Сопоставление «ущербных» героев Чехова с «безупречными» героями Потапенко (обычная черта критических обзоров 1890-х годов) оказывается, таким образом, менее существенным, чем сравнение авторских концепций. Там, где писатель-натуралист ограничивается конструированием персонажа, наделенного актуальными признаками «героя времени», у писателя-реалиста герой – лишь одна из проекций авторского видения мира. Созданная им художественная модель человека – отправная точка разговора с читателем-собеседником; она включается в широкую систему способов выражения авторского познания, отношения, оценки, творческой смелости.

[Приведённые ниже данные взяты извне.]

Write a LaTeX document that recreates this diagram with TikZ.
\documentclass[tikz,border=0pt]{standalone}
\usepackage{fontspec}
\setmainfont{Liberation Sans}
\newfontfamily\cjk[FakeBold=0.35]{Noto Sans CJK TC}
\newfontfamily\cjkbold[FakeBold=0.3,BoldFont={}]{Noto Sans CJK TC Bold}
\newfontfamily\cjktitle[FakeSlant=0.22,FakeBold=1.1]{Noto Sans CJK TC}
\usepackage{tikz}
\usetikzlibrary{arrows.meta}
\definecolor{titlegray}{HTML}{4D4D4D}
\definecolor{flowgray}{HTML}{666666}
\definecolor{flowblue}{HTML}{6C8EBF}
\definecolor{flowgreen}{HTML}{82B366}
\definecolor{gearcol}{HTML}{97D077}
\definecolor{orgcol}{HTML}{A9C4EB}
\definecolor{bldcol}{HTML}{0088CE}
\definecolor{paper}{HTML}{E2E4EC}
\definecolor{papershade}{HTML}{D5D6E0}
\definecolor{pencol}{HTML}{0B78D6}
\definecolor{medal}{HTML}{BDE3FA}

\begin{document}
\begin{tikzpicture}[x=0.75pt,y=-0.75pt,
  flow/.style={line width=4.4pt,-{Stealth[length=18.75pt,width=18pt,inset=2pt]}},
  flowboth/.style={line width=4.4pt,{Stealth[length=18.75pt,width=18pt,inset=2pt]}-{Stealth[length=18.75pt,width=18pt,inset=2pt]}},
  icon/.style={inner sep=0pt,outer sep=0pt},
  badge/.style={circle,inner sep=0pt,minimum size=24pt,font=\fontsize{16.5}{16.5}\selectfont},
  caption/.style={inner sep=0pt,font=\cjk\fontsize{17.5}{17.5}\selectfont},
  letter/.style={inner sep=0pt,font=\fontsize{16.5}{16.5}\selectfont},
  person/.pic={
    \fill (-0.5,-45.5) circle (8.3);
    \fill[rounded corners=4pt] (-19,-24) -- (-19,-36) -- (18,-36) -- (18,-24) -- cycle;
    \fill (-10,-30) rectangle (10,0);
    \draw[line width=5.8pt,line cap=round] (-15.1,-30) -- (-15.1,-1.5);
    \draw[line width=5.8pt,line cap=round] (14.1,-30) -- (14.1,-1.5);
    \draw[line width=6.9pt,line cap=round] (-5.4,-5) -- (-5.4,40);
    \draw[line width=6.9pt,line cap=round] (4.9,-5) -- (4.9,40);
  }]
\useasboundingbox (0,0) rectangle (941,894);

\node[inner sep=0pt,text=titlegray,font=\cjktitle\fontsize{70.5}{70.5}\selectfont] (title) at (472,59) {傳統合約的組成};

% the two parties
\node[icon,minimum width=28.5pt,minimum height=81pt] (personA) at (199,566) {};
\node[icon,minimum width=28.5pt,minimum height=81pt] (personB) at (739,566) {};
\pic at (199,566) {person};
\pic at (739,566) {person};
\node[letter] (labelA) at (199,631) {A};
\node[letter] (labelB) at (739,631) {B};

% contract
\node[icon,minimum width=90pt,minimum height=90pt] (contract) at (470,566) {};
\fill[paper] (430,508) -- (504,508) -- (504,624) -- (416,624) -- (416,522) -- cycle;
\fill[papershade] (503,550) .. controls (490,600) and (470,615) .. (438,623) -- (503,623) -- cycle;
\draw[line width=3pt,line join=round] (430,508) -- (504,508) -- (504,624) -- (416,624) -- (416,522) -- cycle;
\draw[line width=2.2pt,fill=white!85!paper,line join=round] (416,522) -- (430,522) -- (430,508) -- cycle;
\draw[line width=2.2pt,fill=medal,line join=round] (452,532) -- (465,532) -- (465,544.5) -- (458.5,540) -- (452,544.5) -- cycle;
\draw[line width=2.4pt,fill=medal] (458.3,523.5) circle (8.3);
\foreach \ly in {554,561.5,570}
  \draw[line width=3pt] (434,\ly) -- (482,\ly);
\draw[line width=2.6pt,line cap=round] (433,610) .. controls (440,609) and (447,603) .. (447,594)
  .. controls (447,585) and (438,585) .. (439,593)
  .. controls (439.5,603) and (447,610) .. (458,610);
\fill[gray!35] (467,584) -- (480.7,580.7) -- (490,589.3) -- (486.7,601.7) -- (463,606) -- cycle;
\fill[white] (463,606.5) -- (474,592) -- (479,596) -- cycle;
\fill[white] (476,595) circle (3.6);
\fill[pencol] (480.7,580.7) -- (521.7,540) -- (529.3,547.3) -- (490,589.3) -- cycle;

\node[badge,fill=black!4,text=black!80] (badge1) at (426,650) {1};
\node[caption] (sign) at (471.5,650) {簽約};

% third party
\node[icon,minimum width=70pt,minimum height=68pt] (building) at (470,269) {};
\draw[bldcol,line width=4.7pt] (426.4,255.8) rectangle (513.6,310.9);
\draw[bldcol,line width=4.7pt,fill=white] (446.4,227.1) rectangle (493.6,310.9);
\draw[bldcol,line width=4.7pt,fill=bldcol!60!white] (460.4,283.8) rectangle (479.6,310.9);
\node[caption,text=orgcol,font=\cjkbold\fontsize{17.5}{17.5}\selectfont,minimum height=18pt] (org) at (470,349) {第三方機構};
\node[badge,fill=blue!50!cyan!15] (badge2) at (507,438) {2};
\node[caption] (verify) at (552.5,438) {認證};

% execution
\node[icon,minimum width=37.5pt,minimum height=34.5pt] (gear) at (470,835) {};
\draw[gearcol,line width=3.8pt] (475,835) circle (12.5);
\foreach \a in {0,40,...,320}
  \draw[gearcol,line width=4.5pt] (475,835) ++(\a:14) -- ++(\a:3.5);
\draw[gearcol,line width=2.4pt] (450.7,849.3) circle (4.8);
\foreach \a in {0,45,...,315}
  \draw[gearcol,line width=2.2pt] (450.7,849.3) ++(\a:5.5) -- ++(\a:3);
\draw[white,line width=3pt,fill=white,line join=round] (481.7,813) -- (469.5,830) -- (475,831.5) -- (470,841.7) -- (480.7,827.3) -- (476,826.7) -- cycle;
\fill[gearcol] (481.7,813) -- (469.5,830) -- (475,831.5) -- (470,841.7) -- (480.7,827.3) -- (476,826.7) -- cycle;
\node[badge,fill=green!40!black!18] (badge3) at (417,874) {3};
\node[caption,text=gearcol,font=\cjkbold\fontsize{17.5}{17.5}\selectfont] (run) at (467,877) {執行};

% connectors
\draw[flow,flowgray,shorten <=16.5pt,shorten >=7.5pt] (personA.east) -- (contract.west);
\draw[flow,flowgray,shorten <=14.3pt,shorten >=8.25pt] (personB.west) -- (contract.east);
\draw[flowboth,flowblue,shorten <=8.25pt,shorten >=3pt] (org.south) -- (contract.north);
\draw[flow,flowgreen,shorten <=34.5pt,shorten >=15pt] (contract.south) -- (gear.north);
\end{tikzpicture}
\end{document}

Следующее громкое обсуждение проблемы героя развернулось после выхода в 1892 году романа П. Д. Боборыкина «Василий Теркин». «Герой нового типа», – назвал свою статью о боборыкинском романе Д. Коробчевский; характер главного героя «Василия Теркина» анализировали А. Волынский, анонимный рецензент «Русской мысли» и другие критики.[338]

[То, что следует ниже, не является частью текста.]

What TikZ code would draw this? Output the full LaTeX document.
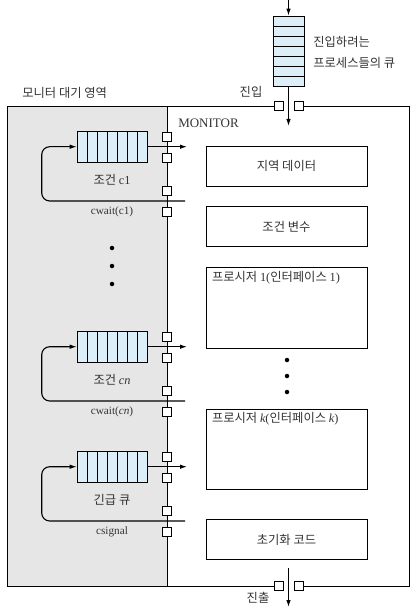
\documentclass[tikz,border=0pt]{standalone}
\usepackage{fontspec}
\setmainfont{Liberation Serif}
\newfontfamily\kr{Noto Sans CJK KR}
\usepackage{tikz}
\usetikzlibrary{arrows.meta, positioning, calc}
\definecolor{grisEspera}{HTML}{E6E6E6}
\definecolor{azulCola}{HTML}{DCEEF8}
\definecolor{textoGris}{HTML}{333333}

\begin{document}
\begin{tikzpicture}[x=1pt, y=-1pt, line width=0.6pt,
        cola/.style={draw, fill=azulCola, minimum width=70pt, minimum height=31pt, inner sep=0pt,
            path picture={\foreach \k in {1,...,6} \draw ([xshift=\k*10pt]path picture bounding box.north west) -- ([xshift=\k*10pt]path picture bounding box.south west);}},
        colaV/.style={draw, fill=azulCola, minimum width=31pt, minimum height=70pt, inner sep=0pt,
            path picture={\foreach \k in {1,...,6} \draw ([yshift=-\k*10pt]path picture bounding box.north west) -- ([yshift=-\k*10pt]path picture bounding box.north east);}},
        caja/.style={draw, minimum width=161pt, minimum height=40pt, inner sep=0pt,
            font=\kr\fontsize{12.3}{14}\selectfont, text=textoGris},
        puerto/.style={draw, fill=white, minimum size=9pt, inner sep=0pt},
        etq/.style={font=\fontsize{11.2}{13}\selectfont, text=textoGris, inner sep=0pt},
        etqK/.style={font=\kr\fontsize{12.3}{14}\selectfont, text=textoGris, inner sep=0pt},
        flecha/.style={-{Latex[length=7pt, width=4.5pt]}, line width=1.1pt},
        punto/.style={circle, fill, inner sep=0pt, minimum size=4.5pt}
    ]
    \useasboundingbox (0,0) rectangle (416,612);
    % zona de espera y monitor
    \fill[grisEspera] (7,106) rectangle (167,586);
    \draw (274,106) -- (7,106) -- (7,586) -- (274,586);
    \draw (303,586) -- (409,586) -- (409,106) -- (303,106);
    \draw (167,106) -- (167,586);
    \node[etqK, anchor=west] (zona) at (22,93) {모니터 대기 영역};
    \node[etq, font=\fontsize{13}{15}\selectfont, anchor=west] (monitor) at (178,123) {MONITOR};

    % entrada
    \coordinate (arriba) at (288.5,0);
    \coordinate (entra) at (288.5,126);
    \node[colaV] (qin) at (288.5,51) {};
    \draw[flecha] (arriba) -- (qin.north);
    \draw[flecha] (qin.south) -- (entra);
    \node[puerto] (pe1) at (278.5,106) {};
    \node[puerto] (pe2) at (298.5,106) {};
    \node[etqK, anchor=west] (lq1) at (313,42) {진입하려는};
    \node[etqK, anchor=west] (lq2) at (313,63) {프로세스들의 큐};
    \node[etqK] (lentra) at (251,92) {진입};

    % salida
    \coordinate (sale0) at (288.5,568);
    \coordinate (sale) at (288.5,607);
    \draw[flecha] (sale0) -- (sale);
    \node[puerto] (ps1) at (278.5,586) {};
    \node[puerto] (ps2) at (298.5,586) {};
    \node[etqK] (lsale) at (258,598) {진출};

    % cajas del monitor
    \node[caja] (datos) at (286.5,166) {지역 데이터};
    \node[caja, below=20pt of datos] (vars) {조건 변수};
    \node[caja, below=20pt of vars, minimum height=81pt] (proc1) {};
    \node[caja, below=60pt of proc1, minimum height=80pt] (prock) {};
    \node[caja, below=30pt of prock] (init) {초기화 코드};
    \node[etqK, anchor=north west] (lp1) at ([xshift=6pt, yshift=-4pt]proc1.north west) {프로시저 {\rmfamily 1(}인터페이스 {\rmfamily 1)}};
    \node[etqK, anchor=north west] (lpk) at ([xshift=6pt, yshift=-4pt]prock.north west) {프로시저 {\rmfamily\itshape k}{\rmfamily (}인터페이스 {\rmfamily\itshape k}{\rmfamily )}};
    \node[punto] (dr1) at (287,360) {};
    \node[punto] (dr2) at (287,376) {};
    \node[punto] (dr3) at (287,392) {};

    % condicion c1
    \node[cola] (c1) at (112,146.7) {};
    \node[etqK] (lc1) at (112,180) {조건 {\rmfamily c1}};
    \node[etq] (lw1) at (112,212) {cwait(c1)};
    \coordinate (s1) at (187,146.7);
    \coordinate (w1) at (185,201);
    \draw[flecha] (c1.east) -- (s1);
    \draw[flecha, rounded corners=8pt] (w1) -| ([xshift=-35pt]c1.west) -- (c1.west);
    \node[puerto] (p1a) at (167,136.7) {};
    \node[puerto] (p1b) at (167,157.7) {};
    \node[puerto] (p1c) at (167,191) {};
    \node[puerto] (p1d) at (167,212) {};

    \node[punto] (dl1) at (112,248) {};
    \node[punto] (dl2) at (112,266) {};
    \node[punto] (dl3) at (112,284) {};

    % condicion cn
    \node[cola] (cn) at (112,346.7) {};
    \node[etqK] (lcn) at (112,380) {조건 {\rmfamily\itshape cn}};
    \node[etq] (lwn) at (112,412) {cwait(\textit{cn})};
    \coordinate (sn) at (187,346.7);
    \coordinate (wn) at (185,401);
    \draw[flecha] (cn.east) -- (sn);
    \draw[flecha, rounded corners=8pt] (wn) -| ([xshift=-35pt]cn.west) -- (cn.west);
    \node[puerto] (pna) at (167,336.7) {};
    \node[puerto] (pnb) at (167,357.7) {};
    \node[puerto] (pnc) at (167,391) {};
    \node[puerto] (pnd) at (167,412) {};

    % cola urgente
    \node[cola] (cu) at (112,466.7) {};
    \node[etqK] (lcu) at (112,500) {긴급 큐};
    \node[etq] (lwu) at (112,532) {csignal};
    \coordinate (su) at (187,466.7);
    \coordinate (wu) at (185,521);
    \draw[flecha] (cu.east) -- (su);
    \draw[flecha, rounded corners=8pt] (wu) -| ([xshift=-35pt]cu.west) -- (cu.west);
    \node[puerto] (pua) at (167,456.7) {};
    \node[puerto] (pub) at (167,477.7) {};
    \node[puerto] (puc) at (167,511) {};
    \node[puerto] (pud) at (167,532) {};
\end{tikzpicture}
\end{document}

Из романов Боборыкина «капиталистического» цикла: «Дельцы» (1873), «Китай-город» (1882), «Василий Теркин» (1892), «Княгиня» (1897) – можно узнать то, мимо чего большая русская литература прошла, либо не придав особого значения, либо отделавшись презрительным эскизом. Русский купец, бизнесмен, капиталист у него удачлив и победителен. И на общественном поприще, и в делах, и в любви он во всем превосходит аристократа, дворянина: к 80–90-м годам русская жизнь давала немало примеров подобной смены ролей. Но у романиста, в отличие от его предшественников, это вызывает не грусть, не сожаление и не презрение. Боборыкин спокойно признает реальность, такой герой ему интересен и чаще всего симпатичен, хотя пороки капитализма, особенно в пору первоначального накопления, для него вполне очевидны.